We’re broadening the focus of Example 2, which originally examined a 29-acre urban catchment and drainage system, to include water quality modeling. This expansion involves simulating pollutant buildup, washoff, and routing to assess water quality at the catchment outlet post-development, without any runoff controls in place. The study area is depicted in Figure 5-1, and we’ll modify the input file, named Example2-Post.inp, to include water quality considerations.
Analyzing long-term precipitation data reveals that most storms are small. In Example 3, a detention pond in Colorado had a water quality capture volume (WQCV) of only 0.23 inches, exceeded by just 25% of storms. This volume is a mere 25% of the 2-year design storm used in previous examples (1.0 inch). Hence, it’s the smaller, more frequent storms that account for a substantial portion of stormwater runoff and pollutant loads in urban catchments (UDFCD, 2001).

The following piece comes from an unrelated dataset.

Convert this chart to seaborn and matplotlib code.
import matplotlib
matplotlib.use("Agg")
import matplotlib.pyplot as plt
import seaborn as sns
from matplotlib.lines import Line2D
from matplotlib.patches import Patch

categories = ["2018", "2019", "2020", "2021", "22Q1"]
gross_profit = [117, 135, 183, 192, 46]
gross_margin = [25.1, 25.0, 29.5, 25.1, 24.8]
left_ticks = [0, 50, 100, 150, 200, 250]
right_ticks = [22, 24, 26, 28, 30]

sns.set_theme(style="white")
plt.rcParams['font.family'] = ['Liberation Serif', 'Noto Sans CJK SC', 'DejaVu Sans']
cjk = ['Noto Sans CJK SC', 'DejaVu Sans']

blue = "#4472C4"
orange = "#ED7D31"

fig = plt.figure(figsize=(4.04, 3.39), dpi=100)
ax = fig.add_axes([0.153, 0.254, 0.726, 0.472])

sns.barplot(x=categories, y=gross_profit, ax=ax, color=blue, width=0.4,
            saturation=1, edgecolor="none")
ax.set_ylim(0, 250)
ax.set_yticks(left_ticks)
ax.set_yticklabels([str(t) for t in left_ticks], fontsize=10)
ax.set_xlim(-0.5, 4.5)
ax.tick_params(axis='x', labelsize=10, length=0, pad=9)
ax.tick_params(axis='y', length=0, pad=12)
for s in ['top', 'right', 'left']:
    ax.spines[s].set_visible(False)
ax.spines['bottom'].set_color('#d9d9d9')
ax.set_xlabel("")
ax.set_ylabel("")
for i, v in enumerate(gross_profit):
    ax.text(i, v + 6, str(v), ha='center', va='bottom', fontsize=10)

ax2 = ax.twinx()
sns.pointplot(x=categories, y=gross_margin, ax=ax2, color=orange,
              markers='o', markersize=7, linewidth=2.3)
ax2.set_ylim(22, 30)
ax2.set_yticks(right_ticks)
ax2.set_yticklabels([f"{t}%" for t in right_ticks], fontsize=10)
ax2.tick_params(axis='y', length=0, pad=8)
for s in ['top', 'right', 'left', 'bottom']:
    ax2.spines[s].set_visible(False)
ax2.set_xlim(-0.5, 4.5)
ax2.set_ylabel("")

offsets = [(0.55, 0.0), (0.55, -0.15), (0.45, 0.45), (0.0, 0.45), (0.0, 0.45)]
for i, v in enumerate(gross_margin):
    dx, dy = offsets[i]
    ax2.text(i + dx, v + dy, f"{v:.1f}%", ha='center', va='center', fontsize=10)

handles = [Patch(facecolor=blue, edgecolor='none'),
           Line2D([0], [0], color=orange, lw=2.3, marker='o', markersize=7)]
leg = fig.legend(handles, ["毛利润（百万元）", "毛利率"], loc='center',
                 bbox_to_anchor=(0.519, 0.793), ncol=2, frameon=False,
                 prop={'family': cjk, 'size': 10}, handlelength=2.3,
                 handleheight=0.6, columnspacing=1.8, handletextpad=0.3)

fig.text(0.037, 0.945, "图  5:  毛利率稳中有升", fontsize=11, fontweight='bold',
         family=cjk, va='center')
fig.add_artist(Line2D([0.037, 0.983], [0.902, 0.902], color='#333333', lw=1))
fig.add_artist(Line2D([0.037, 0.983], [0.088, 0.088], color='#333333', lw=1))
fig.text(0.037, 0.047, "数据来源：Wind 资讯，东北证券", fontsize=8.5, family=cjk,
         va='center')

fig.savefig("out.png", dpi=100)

To study the impact of storm volume on pollutant loading, this example will calculate runoff loads from two smaller 2-hour storms, one with a 0.1-inch volume and the other with a 0.23-inch volume. These results will be compared to the runoff loads from the 2-year design storm used in previous examples, which had a 1.0-inch volume. The table in Figure 5-1 displays the intensity data at five-minute intervals for these smaller storms.
Figure 5-1
Note:
To add the storms in the model, click on Library Resource. Then, manual input and enter the values.
In VOSWMM, we define these new rainfall patterns, named “0.1 Design Storm” and “0.23 Design Storm” They will supplement the model’s single rain gauge, alongside the 2-year storm, omitting the 10-year and 100-year storms used previously.